▶ [Aim of the exercise]
Omit every picture, and retype the lines that run from the beginning of the data below through the line containing "fig = plt.figure(figsize=(W", inclusive.
**** Supplied information ****
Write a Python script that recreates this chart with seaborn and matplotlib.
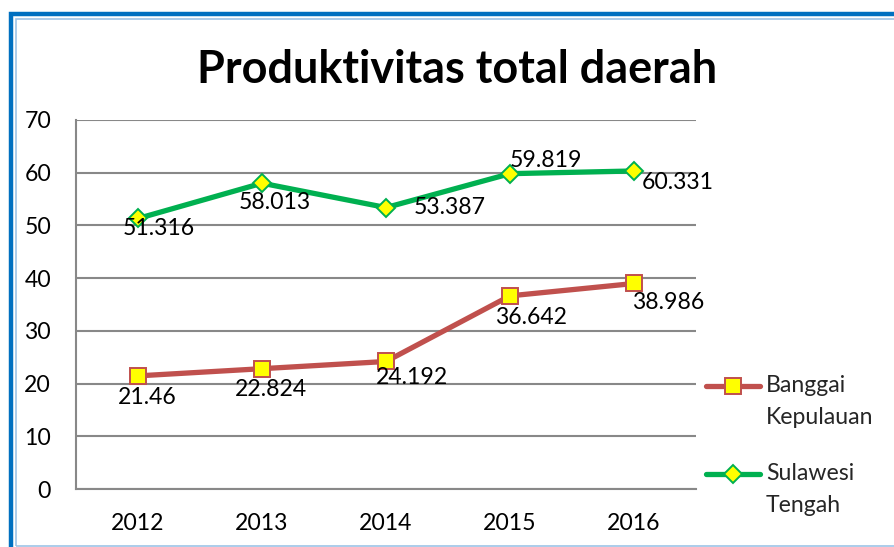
import matplotlib
matplotlib.use("Agg")
import matplotlib.pyplot as plt
import seaborn as sns
import pandas as pd
from matplotlib.lines import Line2D
from matplotlib.patches import Rectangle

years = ["2012", "2013", "2014", "2015", "2016"]
banggai = [21.46, 22.824, 24.192, 36.642, 38.986]
sulawesi = [51.316, 58.013, 53.387, 59.819, 60.331]
series_names = ["Banggai\nKepulauan", "Sulawesi\nTengah"]
title = "Produktivitas total daerah"
yticks = [0, 10, 20, 30, 40, 50, 60, 70]

# label offsets in pixels (dx, dy down)
off_b = [(9, 22), (9, 21), (26, 16), (21, 22), (34, 19)]
off_s = [(21, 10), (13, 19), (64, 0), (36, -13), (44, 12)]

sns.set_theme(style="white")
plt.rcParams["font.family"] = ["Lato", "DejaVu Sans"]

W, H = 894, 547
fig = plt.figure(figsize=(W / 100, H / 100), dpi=100)

def fx(x):
    return x / W

def fy(y):
    return 1 - y / H

# border
fig.patches.append(Rectangle((fx(11), fy(560)), fx(1000), fy(14) - fy(560),
                             transform=fig.transFigure, fill=False,
                             edgecolor="#0070C0", linewidth=3.2, zorder=0))
fig.patches.append(Rectangle((fx(15.5), fy(546)), fx(1000), fy(19) - fy(546),
                             transform=fig.transFigure, fill=False,
                             edgecolor="#9DC3E6", linewidth=1.2, zorder=0))

ax = fig.add_axes([fx(76), fy(489), fx(696) - fx(76), fy(120) - fy(489)])
ax.set_facecolor("none")

red = "#C0504D"
green = "#00B050"
df = pd.DataFrame({"year": years, "b": banggai, "s": sulawesi})
sns.lineplot(data=df, x="year", y="b", ax=ax, color=red, linewidth=3.8,
             marker="s", markersize=12, markerfacecolor="#FFFF00",
             markeredgecolor=red, markeredgewidth=1.4, zorder=3)
sns.lineplot(data=df, x="year", y="s", ax=ax, color=green, linewidth=3.8,
             marker="D", markersize=9.5, markerfacecolor="#FFFF00",
             markeredgecolor=green, markeredgewidth=1.4, zorder=3)

for i, (v, o) in enumerate(zip(banggai, off_b)):
    ax.annotate(f"{v:g}", (i, v), xytext=(o[0] * 0.72, -o[1] * 0.72),
                textcoords="offset points", ha="center", va="center",
                fontsize=16.6, color="black", zorder=4)
for i, (v, o) in enumerate(zip(sulawesi, off_s)):
    ax.annotate(f"{v:g}", (i, v), xytext=(o[0] * 0.72, -o[1] * 0.72),
                textcoords="offset points", ha="center", va="center",
                fontsize=16.6, color="black", zorder=4)

ax.set_xlim(-0.5, 4.5)
ax.set_ylim(0, 70)
ax.set_yticks(yticks)
ax.set_yticklabels([str(t) for t in yticks])
ax.set_xlabel("")
ax.set_ylabel("")
ax.grid(axis="y", color="#888888", linewidth=1.5)
ax.grid(axis="x", visible=False)
ax.set_axisbelow(True)
for s in ["top", "right"]:
    ax.spines[s].set_visible(False)
for s in ["left", "bottom"]:
    ax.spines[s].set_color("#888888")
    ax.spines[s].set_linewidth(1.5)
ax.tick_params(axis="y", length=0, pad=18, labelsize=16.6, labelcolor="black")
ax.tick_params(axis="x", length=0, pad=17, labelsize=16.6, labelcolor="black")

fig.text(fx(457), fy(83), title, ha="center", va="baseline",
         fontsize=32.4, fontweight="bold", color="black")

# legend
leg_rows = [(386, red, "s", 12), (474, green, "D", 9.5)]
for (ly, col, mk, ms), name in zip(leg_rows, series_names):
    fig.add_artist(Line2D([fx(706), fx(760)], [fy(ly), fy(ly)], color=col,
                          linewidth=3.8, transform=fig.transFigure))
    fig.add_artist(Line2D([fx(733)], [fy(ly)], marker=mk, markersize=ms,
                          markerfacecolor="#FFFF00", markeredgecolor=col,
                          markeredgewidth=1.4, linestyle="none",
                          transform=fig.transFigure))
    l1, l2 = name.split("\n")
    fig.text(fx(766), fy(ly), l1, ha="left", va="center", fontsize=16.6)
    fig.text(fx(766), fy(ly + 32), l2, ha="left", va="center", fontsize=16.6)

fig.savefig("out.png", dpi=100)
****
▶ [Answer to this task]
Write a Python script that recreates this chart with seaborn and matplotlib.
import matplotlib
matplotlib.use("Agg")
import matplotlib.pyplot as plt
import seaborn as sns
import pandas as pd
from matplotlib.lines import Line2D
from matplotlib.patches import Rectangle

years = ["2012", "2013", "2014", "2015", "2016"]
banggai = [21.46, 22.824, 24.192, 36.642, 38.986]
sulawesi = [51.316, 58.013, 53.387, 59.819, 60.331]
series_names = ["Banggai\nKepulauan", "Sulawesi\nTengah"]
title = "Produktivitas total daerah"
yticks = [0, 10, 20, 30, 40, 50, 60, 70]

# label offsets in pixels (dx, dy down)
off_b = [(9, 22), (9, 21), (26, 16), (21, 22), (34, 19)]
off_s = [(21, 10), (13, 19), (64, 0), (36, -13), (44, 12)]

sns.set_theme(style="white")
plt.rcParams["font.family"] = ["Lato", "DejaVu Sans"]

W, H = 894, 547
fig = plt.figure(figsize=(W / 100, H / 100), dpi=100)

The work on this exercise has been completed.